Aim —
Starting at the line that contains "Convert this chart to Chart.js code.", copy every line down to the line that contains "0.025, 0.046, 0.063, 0.074, 0.084, 0.091, 0.098];", inclusive, exactly as it stands. Omit all other lines.

Available records —
* * * *
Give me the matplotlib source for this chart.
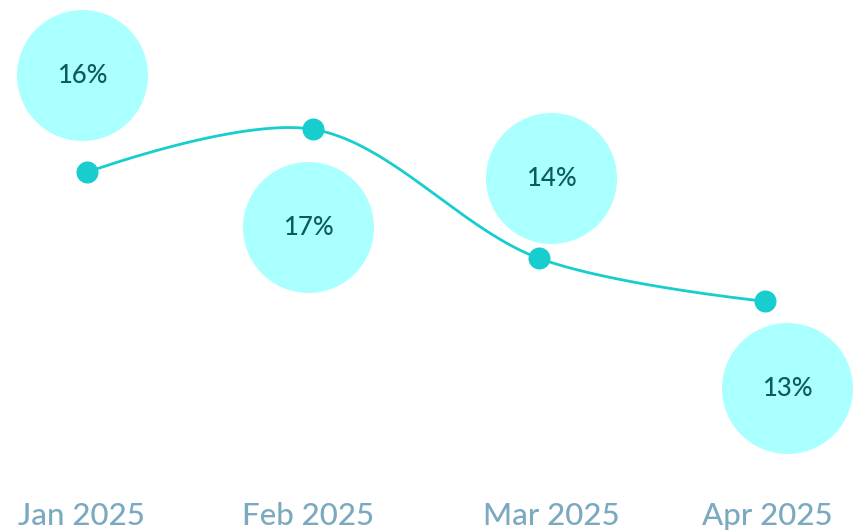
* * * *
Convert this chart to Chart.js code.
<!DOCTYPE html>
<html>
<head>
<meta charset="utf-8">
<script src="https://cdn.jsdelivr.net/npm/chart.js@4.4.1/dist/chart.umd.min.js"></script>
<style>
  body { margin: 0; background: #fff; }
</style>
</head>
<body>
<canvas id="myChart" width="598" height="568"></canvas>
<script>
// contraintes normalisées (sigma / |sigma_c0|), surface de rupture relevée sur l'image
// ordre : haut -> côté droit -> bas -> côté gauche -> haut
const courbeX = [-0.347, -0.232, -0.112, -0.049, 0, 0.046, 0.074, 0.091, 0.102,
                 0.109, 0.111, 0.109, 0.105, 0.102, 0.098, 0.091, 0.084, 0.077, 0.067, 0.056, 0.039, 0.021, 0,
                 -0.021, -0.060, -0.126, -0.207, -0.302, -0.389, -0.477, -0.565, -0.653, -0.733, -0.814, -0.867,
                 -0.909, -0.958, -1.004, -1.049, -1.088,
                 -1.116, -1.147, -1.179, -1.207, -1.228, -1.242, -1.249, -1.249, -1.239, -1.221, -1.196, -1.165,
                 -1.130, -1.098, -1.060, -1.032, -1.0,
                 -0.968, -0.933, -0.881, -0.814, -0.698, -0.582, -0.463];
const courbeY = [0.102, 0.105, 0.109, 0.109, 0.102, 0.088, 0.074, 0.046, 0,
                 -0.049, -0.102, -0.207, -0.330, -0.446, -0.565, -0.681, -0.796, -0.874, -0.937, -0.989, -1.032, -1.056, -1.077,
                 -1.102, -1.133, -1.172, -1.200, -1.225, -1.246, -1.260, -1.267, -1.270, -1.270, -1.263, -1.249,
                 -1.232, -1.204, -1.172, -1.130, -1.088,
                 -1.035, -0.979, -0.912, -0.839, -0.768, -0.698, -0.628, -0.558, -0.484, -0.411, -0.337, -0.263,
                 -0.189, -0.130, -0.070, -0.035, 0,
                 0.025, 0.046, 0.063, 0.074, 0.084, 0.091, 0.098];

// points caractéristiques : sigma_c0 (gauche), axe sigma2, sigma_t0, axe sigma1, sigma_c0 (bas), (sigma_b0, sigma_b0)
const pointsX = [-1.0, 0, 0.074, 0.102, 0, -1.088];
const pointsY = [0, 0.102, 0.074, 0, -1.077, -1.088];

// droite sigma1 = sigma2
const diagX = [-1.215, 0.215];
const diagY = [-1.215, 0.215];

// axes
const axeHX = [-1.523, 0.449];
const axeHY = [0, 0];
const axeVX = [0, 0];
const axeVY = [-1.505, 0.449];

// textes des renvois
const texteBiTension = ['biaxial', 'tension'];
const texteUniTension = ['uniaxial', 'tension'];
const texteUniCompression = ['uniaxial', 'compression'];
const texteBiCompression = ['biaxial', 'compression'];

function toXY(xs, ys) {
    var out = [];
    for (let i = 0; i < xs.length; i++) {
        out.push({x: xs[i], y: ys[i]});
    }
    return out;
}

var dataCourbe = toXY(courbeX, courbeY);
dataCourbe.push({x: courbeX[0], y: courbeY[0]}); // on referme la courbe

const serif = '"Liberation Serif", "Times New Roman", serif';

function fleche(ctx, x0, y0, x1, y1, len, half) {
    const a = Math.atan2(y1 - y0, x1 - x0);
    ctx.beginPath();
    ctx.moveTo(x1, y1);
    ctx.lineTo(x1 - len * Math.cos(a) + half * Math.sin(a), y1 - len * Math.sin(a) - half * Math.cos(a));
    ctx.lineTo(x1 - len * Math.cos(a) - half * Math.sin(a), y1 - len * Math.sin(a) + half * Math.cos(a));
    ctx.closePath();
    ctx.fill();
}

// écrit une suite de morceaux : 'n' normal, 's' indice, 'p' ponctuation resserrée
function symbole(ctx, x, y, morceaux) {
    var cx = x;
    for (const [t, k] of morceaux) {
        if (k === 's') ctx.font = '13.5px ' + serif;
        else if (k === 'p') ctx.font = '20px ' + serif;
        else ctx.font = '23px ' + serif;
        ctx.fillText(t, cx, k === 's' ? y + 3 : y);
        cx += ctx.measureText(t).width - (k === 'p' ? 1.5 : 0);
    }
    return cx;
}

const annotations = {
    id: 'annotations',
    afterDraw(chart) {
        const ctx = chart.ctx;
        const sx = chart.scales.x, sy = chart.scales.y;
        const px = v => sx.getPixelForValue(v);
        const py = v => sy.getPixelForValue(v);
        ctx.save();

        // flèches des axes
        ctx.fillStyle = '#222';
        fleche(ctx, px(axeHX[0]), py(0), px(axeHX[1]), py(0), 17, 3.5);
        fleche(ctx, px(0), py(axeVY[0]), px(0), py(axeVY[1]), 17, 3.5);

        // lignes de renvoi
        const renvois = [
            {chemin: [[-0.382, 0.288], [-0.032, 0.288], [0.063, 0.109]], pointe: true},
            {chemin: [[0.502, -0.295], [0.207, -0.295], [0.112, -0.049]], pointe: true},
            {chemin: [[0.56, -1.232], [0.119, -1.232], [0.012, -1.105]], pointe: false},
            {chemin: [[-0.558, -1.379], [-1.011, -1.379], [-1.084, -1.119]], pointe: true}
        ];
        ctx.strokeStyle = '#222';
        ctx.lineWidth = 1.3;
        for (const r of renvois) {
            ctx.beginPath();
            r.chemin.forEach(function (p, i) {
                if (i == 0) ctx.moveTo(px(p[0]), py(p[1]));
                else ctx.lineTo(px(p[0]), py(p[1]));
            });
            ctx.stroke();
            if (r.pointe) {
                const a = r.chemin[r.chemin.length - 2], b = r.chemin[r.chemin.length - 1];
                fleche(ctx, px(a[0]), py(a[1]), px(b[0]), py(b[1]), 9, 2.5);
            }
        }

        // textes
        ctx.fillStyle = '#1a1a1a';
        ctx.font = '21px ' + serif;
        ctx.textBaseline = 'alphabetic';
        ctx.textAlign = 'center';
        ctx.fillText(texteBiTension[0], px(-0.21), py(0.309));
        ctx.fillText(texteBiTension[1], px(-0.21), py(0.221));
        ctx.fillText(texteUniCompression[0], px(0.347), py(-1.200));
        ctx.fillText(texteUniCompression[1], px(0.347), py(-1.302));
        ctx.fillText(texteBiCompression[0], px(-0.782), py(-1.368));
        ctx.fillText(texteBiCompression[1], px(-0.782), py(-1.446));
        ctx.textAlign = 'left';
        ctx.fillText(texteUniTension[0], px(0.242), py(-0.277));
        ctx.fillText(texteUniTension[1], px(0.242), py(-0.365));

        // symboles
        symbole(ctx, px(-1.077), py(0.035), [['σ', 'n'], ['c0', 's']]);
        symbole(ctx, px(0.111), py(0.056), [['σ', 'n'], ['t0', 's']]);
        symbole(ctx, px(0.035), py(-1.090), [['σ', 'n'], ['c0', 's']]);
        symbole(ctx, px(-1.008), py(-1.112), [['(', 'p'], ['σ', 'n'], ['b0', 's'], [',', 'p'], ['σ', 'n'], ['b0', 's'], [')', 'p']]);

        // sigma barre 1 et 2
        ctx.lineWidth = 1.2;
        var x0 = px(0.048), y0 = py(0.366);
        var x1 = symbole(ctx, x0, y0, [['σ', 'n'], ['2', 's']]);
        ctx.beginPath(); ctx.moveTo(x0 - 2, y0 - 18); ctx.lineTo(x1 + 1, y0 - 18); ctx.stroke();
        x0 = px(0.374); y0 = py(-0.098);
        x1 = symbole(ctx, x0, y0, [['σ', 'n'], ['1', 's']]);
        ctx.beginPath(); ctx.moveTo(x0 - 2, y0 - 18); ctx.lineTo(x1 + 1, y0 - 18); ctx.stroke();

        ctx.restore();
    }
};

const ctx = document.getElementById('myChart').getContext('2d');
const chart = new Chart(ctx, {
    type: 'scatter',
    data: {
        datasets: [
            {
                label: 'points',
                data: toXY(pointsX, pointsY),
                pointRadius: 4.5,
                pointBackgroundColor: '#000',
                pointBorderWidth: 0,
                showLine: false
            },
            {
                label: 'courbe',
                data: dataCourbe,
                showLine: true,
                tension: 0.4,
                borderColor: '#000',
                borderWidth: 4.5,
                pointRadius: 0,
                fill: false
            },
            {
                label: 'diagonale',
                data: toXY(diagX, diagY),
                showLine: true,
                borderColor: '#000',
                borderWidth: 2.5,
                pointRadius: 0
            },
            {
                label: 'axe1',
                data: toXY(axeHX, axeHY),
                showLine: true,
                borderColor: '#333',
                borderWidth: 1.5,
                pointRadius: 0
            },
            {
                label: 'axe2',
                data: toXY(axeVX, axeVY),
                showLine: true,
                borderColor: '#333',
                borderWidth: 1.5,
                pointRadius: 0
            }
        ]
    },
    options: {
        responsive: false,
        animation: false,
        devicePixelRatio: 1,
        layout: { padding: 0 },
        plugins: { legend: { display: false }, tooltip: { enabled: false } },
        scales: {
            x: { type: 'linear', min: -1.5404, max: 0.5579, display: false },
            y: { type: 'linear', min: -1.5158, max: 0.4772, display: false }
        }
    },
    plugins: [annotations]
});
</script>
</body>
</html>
* * * *
Response to this task —
Convert this chart to Chart.js code.
<!DOCTYPE html>
<html>
<head>
<meta charset="utf-8">
<script src="https://cdn.jsdelivr.net/npm/chart.js@4.4.1/dist/chart.umd.min.js"></script>
<style>
  body { margin: 0; background: #fff; }
</style>
</head>
<body>
<canvas id="myChart" width="598" height="568"></canvas>
<script>
// contraintes normalisées (sigma / |sigma_c0|), surface de rupture relevée sur l'image
// ordre : haut -> côté droit -> bas -> côté gauche -> haut
const courbeX = [-0.347, -0.232, -0.112, -0.049, 0, 0.046, 0.074, 0.091, 0.102,
                 0.109, 0.111, 0.109, 0.105, 0.102, 0.098, 0.091, 0.084, 0.077, 0.067, 0.056, 0.039, 0.021, 0,
                 -0.021, -0.060, -0.126, -0.207, -0.302, -0.389, -0.477, -0.565, -0.653, -0.733, -0.814, -0.867,
                 -0.909, -0.958, -1.004, -1.049, -1.088,
                 -1.116, -1.147, -1.179, -1.207, -1.228, -1.242, -1.249, -1.249, -1.239, -1.221, -1.196, -1.165,
                 -1.130, -1.098, -1.060, -1.032, -1.0,
                 -0.968, -0.933, -0.881, -0.814, -0.698, -0.582, -0.463];
const courbeY = [0.102, 0.105, 0.109, 0.109, 0.102, 0.088, 0.074, 0.046, 0,
                 -0.049, -0.102, -0.207, -0.330, -0.446, -0.565, -0.681, -0.796, -0.874, -0.937, -0.989, -1.032, -1.056, -1.077,
                 -1.102, -1.133, -1.172, -1.200, -1.225, -1.246, -1.260, -1.267, -1.270, -1.270, -1.263, -1.249,
                 -1.232, -1.204, -1.172, -1.130, -1.088,
                 -1.035, -0.979, -0.912, -0.839, -0.768, -0.698, -0.628, -0.558, -0.484, -0.411, -0.337, -0.263,
                 -0.189, -0.130, -0.070, -0.035, 0,
                 0.025, 0.046, 0.063, 0.074, 0.084, 0.091, 0.098];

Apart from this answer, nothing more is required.